### Stated task
Print, word for word, the opening line of the data below and every line after it through the line that contains "const tableTop = 536.7, rowH", but not the pictures.

### Record set

════════════════════

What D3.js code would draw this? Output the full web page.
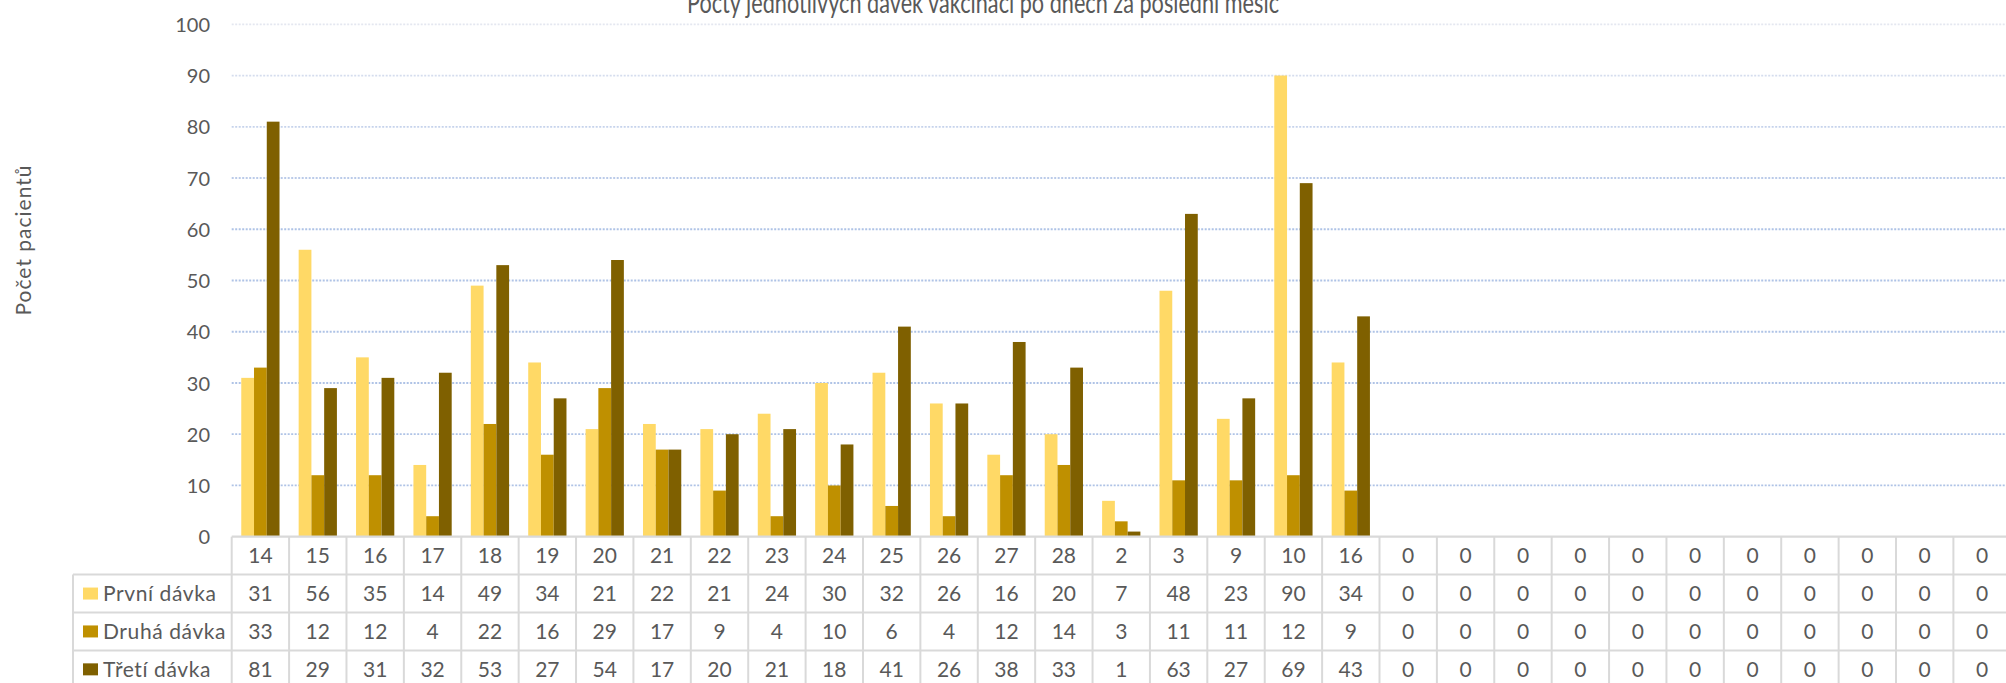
<!DOCTYPE html>
<html>
<head>
<meta charset="utf-8">
<script src="https://cdn.jsdelivr.net/npm/d3@7/dist/d3.min.js"></script>
<style>
  html, body { margin: 0; padding: 0; background: #fff; overflow: hidden; }
  text { font-family: Lato, "Open Sans", "Noto Sans", sans-serif; fill: #595959; }
</style>
</head>
<body>
<svg id="chart" width="2006" height="683"></svg>
<script>
// ---------- data ----------
const title = "Počty jednotlivých dávek vakcinací po dnech za poslední měsíc";
const yAxisTitle = "Počet pacientů";
const categories = ["14","15","16","17","18","19","20","21","22","23","24","25","26","27","28","2","3","9","10","16","0","0","0","0","0","0","0","0","0","0","0"];
const seriesNames = ["První dávka","Druhá dávka","Třetí dávka"];
const prvni = [31,56,35,14,49,34,21,22,21,24,30,32,26,16,20,7,48,23,90,34,0,0,0,0,0,0,0,0,0,0,0];
const druha = [33,12,12,4,22,16,29,17,9,4,10,6,4,12,14,3,11,11,12,9,0,0,0,0,0,0,0,0,0,0,0];
const treti = [81,29,31,32,53,27,54,17,20,21,18,41,26,38,33,1,63,27,69,43,0,0,0,0,0,0,0,0,0,0,0];
const yTicks = [0,10,20,30,40,50,60,70,80,90,100];
const colors = ["#FFD966","#BF9000","#7F6000"];

const series = [prvni, druha, treti];

// ---------- layout ----------
const svg = d3.select("#chart");
const plotLeft = 231.7, step = 57.39;
const plotRight = plotLeft + step * categories.length;
const y0 = 536.7, yTop = 24.3;
const tableTop = 536.7, rowH = 37.9, legendLeft = 73;

const x = d3.scaleBand()
  .domain(d3.range(categories.length))
  .range([plotLeft, plotRight])
  .paddingInner(1/3).paddingOuter(1/6);
const xs = d3.scaleBand().domain(d3.range(series.length)).range([0, x.bandwidth()]);
const y = d3.scaleLinear().domain([0, 100]).range([y0, yTop]);

// gridlines (fade toward the top)
const gridColor = d3.scaleLinear().domain([100, 80, 60]).range(["#e4e7f0", "#c6d3ec", "#afc3e6"]).clamp(true);
svg.append("g").selectAll("line")
  .data(yTicks.filter(d => d > 0))
  .join("line")
  .attr("x1", plotLeft).attr("x2", plotRight)
  .attr("y1", d => y(d)).attr("y2", d => y(d))
  .attr("stroke", d => gridColor(d))
  .attr("stroke-width", 1.8)
  .attr("stroke-dasharray", "2,1.5");

// y axis labels
const yAxis = d3.axisLeft(y).tickValues(yTicks).tickSize(0).tickPadding(0);
const yg = svg.append("g").attr("transform", `translate(210,0)`).call(yAxis);
yg.select(".domain").remove();
yg.selectAll("text").attr("font-size", 20).attr("fill", "#595959").attr("dy", "0.36em")
  .style("font-family", "Lato, 'Open Sans', sans-serif");

// bars
series.forEach((vals, si) => {
  svg.append("g").selectAll("rect")
    .data(vals)
    .join("rect")
    .attr("x", (d, i) => x(i) + xs(si))
    .attr("width", xs.bandwidth())
    .attr("y", d => y(d))
    .attr("height", d => y0 - y(d))
    .attr("fill", colors[si]);
});

// data table
const tg = svg.append("g");
const lineColor = "#d9d9d9";
const tableBottom = tableTop + rowH * 4;
tg.append("line").attr("x1", plotLeft).attr("x2", plotRight).attr("y1", tableTop).attr("y2", tableTop)
  .attr("stroke", lineColor).attr("stroke-width", 2.2);
[1,2,3,4].forEach(r => {
  tg.append("line").attr("x1", legendLeft).attr("x2", plotRight)
    .attr("y1", tableTop + r * rowH).attr("y2", tableTop + r * rowH)
    .attr("stroke", lineColor).attr("stroke-width", 2);
});
tg.append("line").attr("x1", legendLeft).attr("x2", legendLeft).attr("y1", tableTop + rowH).attr("y2", tableBottom)
  .attr("stroke", lineColor).attr("stroke-width", 2);
d3.range(categories.length + 1).forEach(i => {
  const xx = plotLeft + i * step;
  tg.append("line").attr("x1", xx).attr("x2", xx).attr("y1", tableTop).attr("y2", tableBottom)
    .attr("stroke", lineColor).attr("stroke-width", 2);
});
tg.append("g").selectAll("text").data(categories).join("text")
  .attr("x", (d, i) => x(i) + x.bandwidth() / 2)
  .attr("y", tableTop + rowH / 2)
  .attr("dy", "0.36em")
  .attr("text-anchor", "middle")
  .attr("font-size", 21)
  .text(d => d);
series.forEach((vals, si) => {
  const cy = tableTop + rowH * (si + 1) + rowH / 2;
  tg.append("g").selectAll("text").data(vals).join("text")
    .attr("x", (d, i) => x(i) + x.bandwidth() / 2)
    .attr("y", cy)
    .attr("dy", "0.36em")
    .attr("text-anchor", "middle")
    .attr("font-size", 21)
    .text(d => d);
  tg.append("rect").attr("x", 83).attr("y", cy - 6).attr("width", 15).attr("height", 12).attr("fill", colors[si]);
  tg.append("text").attr("x", 103).attr("y", cy).attr("dy", "0.36em")
    .attr("font-size", 21).attr("letter-spacing", "0.6px").text(seriesNames[si]);
});

// titles
svg.append("text").attr("x", 983).attr("y", 12.5).attr("text-anchor", "middle")
  .attr("font-size", 28).attr("textLength", 592).attr("lengthAdjust", "spacingAndGlyphs")
  .text(title);
svg.append("text").attr("transform", "translate(31,240) rotate(-90)").attr("text-anchor", "middle")
  .attr("font-size", 21).attr("letter-spacing", "1px").text(yAxisTitle);
</script>
</body>
</html>
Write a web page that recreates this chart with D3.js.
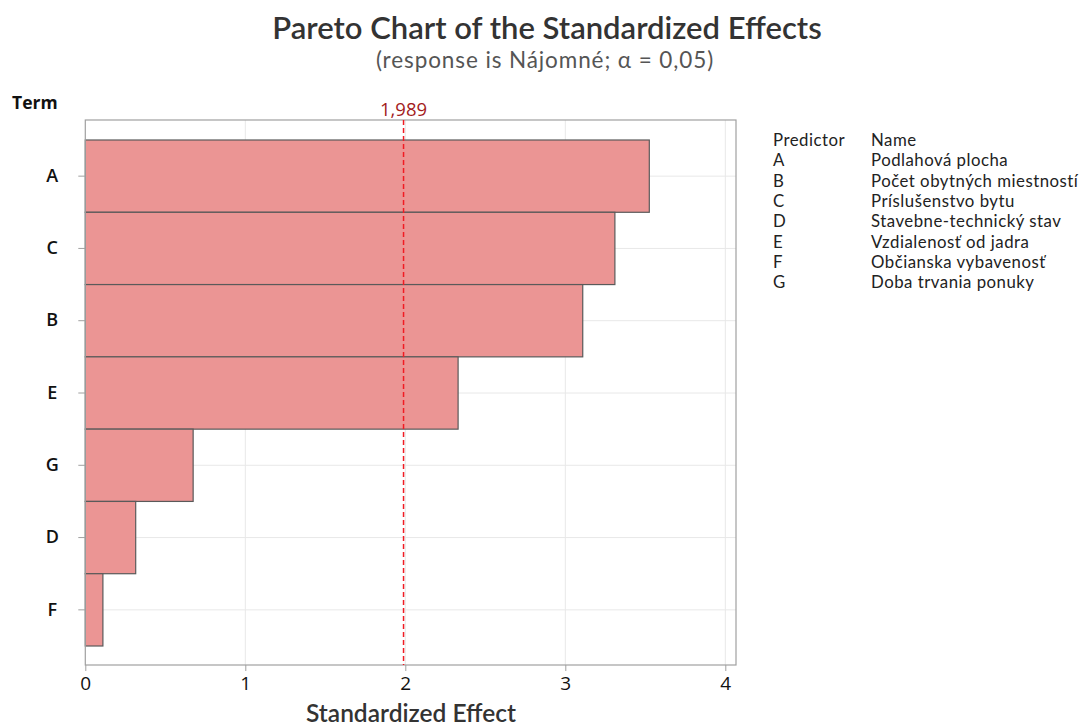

════════════════════

### Answer
What D3.js code would draw this? Output the full web page.
<!DOCTYPE html>
<html>
<head>
<meta charset="utf-8">
<script src="https://cdn.jsdelivr.net/npm/d3@7/dist/d3.min.js"></script>
<style>
  html, body { margin: 0; padding: 0; background: #fff; overflow: hidden; }
  text { font-family: Lato, "Open Sans", "Noto Sans", sans-serif; fill: #595959; }
</style>
</head>
<body>
<svg id="chart" width="2006" height="683"></svg>
<script>
// ---------- data ----------
const title = "Počty jednotlivých dávek vakcinací po dnech za poslední měsíc";
const yAxisTitle = "Počet pacientů";
const categories = ["14","15","16","17","18","19","20","21","22","23","24","25","26","27","28","2","3","9","10","16","0","0","0","0","0","0","0","0","0","0","0"];
const seriesNames = ["První dávka","Druhá dávka","Třetí dávka"];
const prvni = [31,56,35,14,49,34,21,22,21,24,30,32,26,16,20,7,48,23,90,34,0,0,0,0,0,0,0,0,0,0,0];
const druha = [33,12,12,4,22,16,29,17,9,4,10,6,4,12,14,3,11,11,12,9,0,0,0,0,0,0,0,0,0,0,0];
const treti = [81,29,31,32,53,27,54,17,20,21,18,41,26,38,33,1,63,27,69,43,0,0,0,0,0,0,0,0,0,0,0];
const yTicks = [0,10,20,30,40,50,60,70,80,90,100];
const colors = ["#FFD966","#BF9000","#7F6000"];

const series = [prvni, druha, treti];

// ---------- layout ----------
const svg = d3.select("#chart");
const plotLeft = 231.7, step = 57.39;
const plotRight = plotLeft + step * categories.length;
const y0 = 536.7, yTop = 24.3;
const tableTop = 536.7, rowH = 37.9, legendLeft = 73;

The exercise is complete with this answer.